Die Theaterschauspielerin Bayan Layla, die vor kurzem in »Generation Tochter« des gleichnamigen feministischen Filmkollektivs ihr Leinwanddebüt gab, legt diese Figur zwischen Verzweiflung und zaghafter Emanzipation an. Ihr gelingt es, zwischen Wut, Traurigkeit, nackter Angst und Kampfgeist umzuschalten. Glaubhaft verkörpert sie eine Frau, die zwischen den Stühlen sitzt. In Deutschland aufgewachsen, lehnt sie bestimmte kulturelle Regeln ab. Trotzdem liebt sie ihre Familie und Traditionen und will nicht davonlaufen. 

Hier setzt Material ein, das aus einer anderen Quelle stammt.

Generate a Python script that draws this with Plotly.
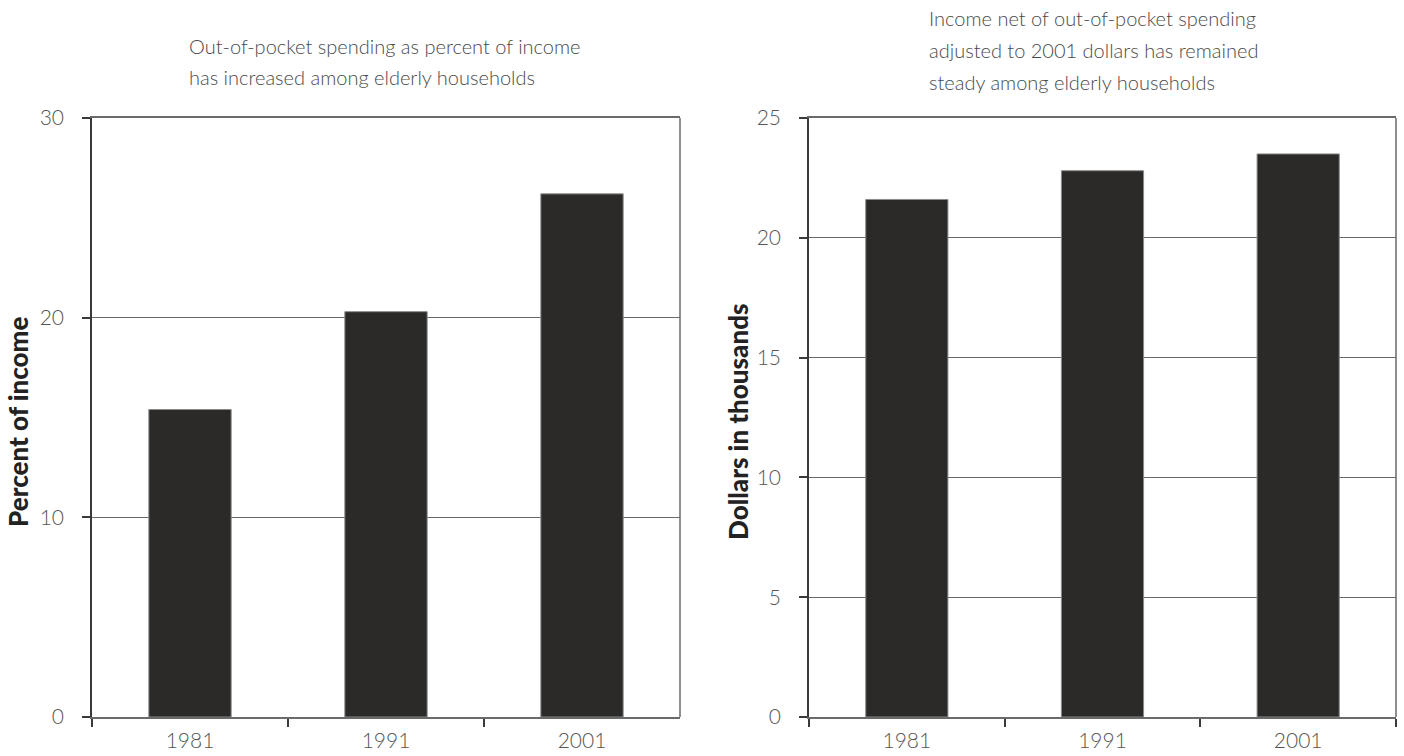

Regisseurin Milena Aboyan, die »Elaha« als Abschlussfilm an der Filmakademie ­Baden-Württemberg realisiert hat, übersetzt dieses Dilemma in treffende Bilder. So ist Elaha praktisch nie allein. Im Elternhaus lässt sich keine Tür verschließen, es existiert kein Rückzugsort, um zu ihrem Problem zu recherchieren oder einen klaren Gedanken zu fassen. Sie findet aber auch kleine Lücken im System und widersetzt sich den starren Regeln, die nur für Frauen, nie für Männer gelten. Eine Doppelmoral, die das Zuschauen stellenweise fast unerträglich macht.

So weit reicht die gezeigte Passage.